### EXERCISE OBJECTIVE
Transcribe the records below exactly as they appear, omitting any pictures.

— BEGIN —

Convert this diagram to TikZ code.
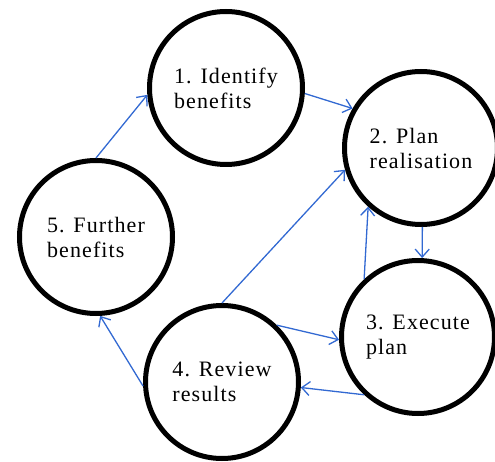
\documentclass[tikz,border=0pt]{standalone}
\usepackage{fontspec}
\setmainfont[LetterSpace=5]{Liberation Serif}
\usetikzlibrary{arrows.meta}
\definecolor{arrowblue}{RGB}{50,105,210}
\begin{document}
\begin{tikzpicture}[x=1pt,y=1pt,
        stage/.style={draw,circle,line width=5pt,minimum size=153pt,inner sep=0pt,align=left,font=\fontsize{22}{25}\selectfont},
        flow/.style={arrowblue,line width=1.3pt,-{Straight Barb[length=8pt,width=14pt]}}]
        \useasboundingbox (0,0) rectangle (495,461);
        \node[stage] (identify) at (226,373) {1. Identify\\benefits};
        \node[stage] (plan) at (421,313) {2. Plan\\realisation};
        \node[stage] (execute) at (418,124) {3. Execute\\plan};
        \node[stage] (review) at (222,79) {4. Review\\results};
        \node[stage] (further) at (96,224) {5. Further\\benefits};
        \draw[flow] (further.90) -- (identify.185);
        \draw[flow] (identify.-4) -- (plan.150);
        \draw[flow] (plan.-89) -- (execute.87);
        \draw[flow] (execute.133) -- (plan.228);
        \draw[flow] (review.90) -- (plan.196);
        \draw[flow] (review.46) -- (execute.182);
        \draw[flow] (execute.227) -- (review.-4);
        \draw[flow] (review.183) -- (further.273);
\end{tikzpicture}
\end{document}
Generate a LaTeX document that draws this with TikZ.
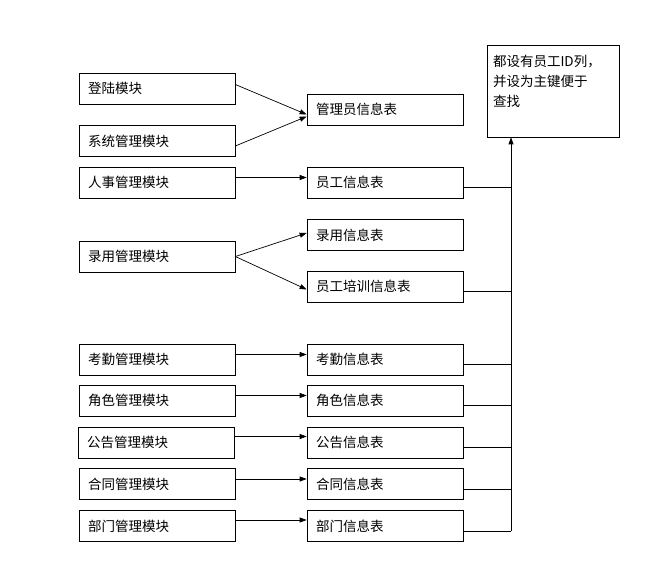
\documentclass[tikz,border=0pt]{standalone}
\usepackage{fontspec}
\newfontfamily\cjk{Noto Sans CJK SC}
\usetikzlibrary{arrows.meta}

\begin{document}
\begin{tikzpicture}
    [
        x=1pt, y=-1pt,
        box/.style={rectangle, draw, line width=0.7pt, minimum height=31pt,
            inner xsep=9pt, text width=138pt, align=left,
            font=\cjk\fontsize{13.5}{20}\selectfont},
        note/.style={box, minimum height=92pt, inner xsep=6pt, text width=120pt},
        edge/.style={-{Triangle[length=7pt,width=5pt]}, line width=0.7pt},
        wire/.style={line width=0.7pt},
    ]
    \useasboundingbox (0,0) rectangle (655,585);

    % modules
    \node (m1) at (157,88.5)  [box] {登陆模块};
    \node (m2) at (157,141)   [box] {系统管理模块};
    \node (m3) at (157,182.5) [box] {人事管理模块};
    \node (m4) at (157,256.5) [box] {录用管理模块};
    \node (m5) at (157,359.5) [box] {考勤管理模块};
    \node (m6) at (157,400.5) [box] {角色管理模块};
    \node (m7) at (156,442.5) [box] {公告管理模块};
    \node (m8) at (157,484)   [box] {合同管理模块};
    \node (m9) at (157,526)   [box] {部门管理模块};

    % tables
    \node (t1) at (385,109.5) [box] {管理员信息表};
    \node (t2) at (385,182.5) [box] {员工信息表};
    \node (t3) at (385,235)   [box] {录用信息表};
    \node (t4) at (385,286.5) [box] {员工培训信息表};
    \node (t5) at (385,359.5) [box] {考勤信息表};
    \node (t6) at (385,400.5) [box] {角色信息表};
    \node (t7) at (385,442.5) [box] {公告信息表};
    \node (t8) at (385,484)   [box] {合同信息表};
    \node (t9) at (385,526)   [box] {部门信息表};

    % note
    \node (n) at (553,91) [note] {\mbox{都设有员工ID列，}\\并设为主键便于\\查找\\\mbox{}};

    \draw [edge] ([yshift=4pt]m1.east) -- ([yshift=-5pt]t1.west);
    \draw [edge] ([yshift=-5pt]m2.east) -- ([yshift=-7pt]t1.west);
    \draw [edge] ([yshift=5pt]m3.east) -- ([yshift=5pt]t2.west);
    \draw [edge] (m4.east) -- ([yshift=2pt]t3.west);
    \draw [edge] (m4.east) -- ([yshift=-3pt]t4.west);
    \draw [edge] ([yshift=5pt]m5.east) -- ([yshift=5pt]t5.west);
    \draw [edge] ([yshift=5pt]m6.east) -- ([yshift=5pt]t6.west);
    \draw [edge] ([yshift=6pt]m7.east) -- ([yshift=6pt]t7.west);
    \draw [edge] ([yshift=5pt]m8.east) -- ([yshift=5pt]t8.west);
    \draw [edge] ([yshift=6pt]m9.east) -- ([yshift=6pt]t9.west);

    % collecting line
    \coordinate (bus) at (511,531);
    \draw [edge] (bus) -- (bus |- n.south);
    \draw [wire] ([yshift=-5pt]t2.east) -- ([yshift=-5pt]t2.east -| bus);
    \draw [wire] ([yshift=-5pt]t4.east) -- ([yshift=-5pt]t4.east -| bus);
    \draw [wire] ([yshift=-5pt]t5.east) -- ([yshift=-5pt]t5.east -| bus);
    \draw [wire] ([yshift=-5pt]t6.east) -- ([yshift=-5pt]t6.east -| bus);
    \draw [wire] ([yshift=-5pt]t7.east) -- ([yshift=-5pt]t7.east -| bus);
    \draw [wire] ([yshift=-5pt]t8.east) -- ([yshift=-5pt]t8.east -| bus);
    \draw [wire] ([yshift=-5pt]t9.east) -- (bus);
\end{tikzpicture}
\end{document}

— END —

### TASK RESPONSE
Convert this diagram to TikZ code.
\documentclass[tikz,border=0pt]{standalone}
\usepackage{fontspec}
\setmainfont[LetterSpace=5]{Liberation Serif}
\usetikzlibrary{arrows.meta}
\definecolor{arrowblue}{RGB}{50,105,210}
\begin{document}
\begin{tikzpicture}[x=1pt,y=1pt,
        stage/.style={draw,circle,line width=5pt,minimum size=153pt,inner sep=0pt,align=left,font=\fontsize{22}{25}\selectfont},
        flow/.style={arrowblue,line width=1.3pt,-{Straight Barb[length=8pt,width=14pt]}}]
        \useasboundingbox (0,0) rectangle (495,461);
        \node[stage] (identify) at (226,373) {1. Identify\\benefits};
        \node[stage] (plan) at (421,313) {2. Plan\\realisation};
        \node[stage] (execute) at (418,124) {3. Execute\\plan};
        \node[stage] (review) at (222,79) {4. Review\\results};
        \node[stage] (further) at (96,224) {5. Further\\benefits};
        \draw[flow] (further.90) -- (identify.185);
        \draw[flow] (identify.-4) -- (plan.150);
        \draw[flow] (plan.-89) -- (execute.87);
        \draw[flow] (execute.133) -- (plan.228);
        \draw[flow] (review.90) -- (plan.196);
        \draw[flow] (review.46) -- (execute.182);
        \draw[flow] (execute.227) -- (review.-4);
        \draw[flow] (review.183) -- (further.273);
\end{tikzpicture}
\end{document}
Generate a LaTeX document that draws this with TikZ.
\documentclass[tikz,border=0pt]{standalone}
\usepackage{fontspec}
\newfontfamily\cjk{Noto Sans CJK SC}
\usetikzlibrary{arrows.meta}

\begin{document}
\begin{tikzpicture}
    [
        x=1pt, y=-1pt,
        box/.style={rectangle, draw, line width=0.7pt, minimum height=31pt,
            inner xsep=9pt, text width=138pt, align=left,
            font=\cjk\fontsize{13.5}{20}\selectfont},
        note/.style={box, minimum height=92pt, inner xsep=6pt, text width=120pt},
        edge/.style={-{Triangle[length=7pt,width=5pt]}, line width=0.7pt},
        wire/.style={line width=0.7pt},
    ]
    \useasboundingbox (0,0) rectangle (655,585);

    % modules
    \node (m1) at (157,88.5)  [box] {登陆模块};
    \node (m2) at (157,141)   [box] {系统管理模块};
    \node (m3) at (157,182.5) [box] {人事管理模块};
    \node (m4) at (157,256.5) [box] {录用管理模块};
    \node (m5) at (157,359.5) [box] {考勤管理模块};
    \node (m6) at (157,400.5) [box] {角色管理模块};
    \node (m7) at (156,442.5) [box] {公告管理模块};
    \node (m8) at (157,484)   [box] {合同管理模块};
    \node (m9) at (157,526)   [box] {部门管理模块};

    % tables
    \node (t1) at (385,109.5) [box] {管理员信息表};
    \node (t2) at (385,182.5) [box] {员工信息表};
    \node (t3) at (385,235)   [box] {录用信息表};
    \node (t4) at (385,286.5) [box] {员工培训信息表};
    \node (t5) at (385,359.5) [box] {考勤信息表};
    \node (t6) at (385,400.5) [box] {角色信息表};
    \node (t7) at (385,442.5) [box] {公告信息表};
    \node (t8) at (385,484)   [box] {合同信息表};
    \node (t9) at (385,526)   [box] {部门信息表};

    % note
    \node (n) at (553,91) [note] {\mbox{都设有员工ID列，}\\并设为主键便于\\查找\\\mbox{}};

    \draw [edge] ([yshift=4pt]m1.east) -- ([yshift=-5pt]t1.west);
    \draw [edge] ([yshift=-5pt]m2.east) -- ([yshift=-7pt]t1.west);
    \draw [edge] ([yshift=5pt]m3.east) -- ([yshift=5pt]t2.west);
    \draw [edge] (m4.east) -- ([yshift=2pt]t3.west);
    \draw [edge] (m4.east) -- ([yshift=-3pt]t4.west);
    \draw [edge] ([yshift=5pt]m5.east) -- ([yshift=5pt]t5.west);
    \draw [edge] ([yshift=5pt]m6.east) -- ([yshift=5pt]t6.west);
    \draw [edge] ([yshift=6pt]m7.east) -- ([yshift=6pt]t7.west);
    \draw [edge] ([yshift=5pt]m8.east) -- ([yshift=5pt]t8.west);
    \draw [edge] ([yshift=6pt]m9.east) -- ([yshift=6pt]t9.west);

    % collecting line
    \coordinate (bus) at (511,531);
    \draw [edge] (bus) -- (bus |- n.south);
    \draw [wire] ([yshift=-5pt]t2.east) -- ([yshift=-5pt]t2.east -| bus);
    \draw [wire] ([yshift=-5pt]t4.east) -- ([yshift=-5pt]t4.east -| bus);
    \draw [wire] ([yshift=-5pt]t5.east) -- ([yshift=-5pt]t5.east -| bus);
    \draw [wire] ([yshift=-5pt]t6.east) -- ([yshift=-5pt]t6.east -| bus);
    \draw [wire] ([yshift=-5pt]t7.east) -- ([yshift=-5pt]t7.east -| bus);
    \draw [wire] ([yshift=-5pt]t8.east) -- ([yshift=-5pt]t8.east -| bus);
    \draw [wire] ([yshift=-5pt]t9.east) -- (bus);
\end{tikzpicture}
\end{document}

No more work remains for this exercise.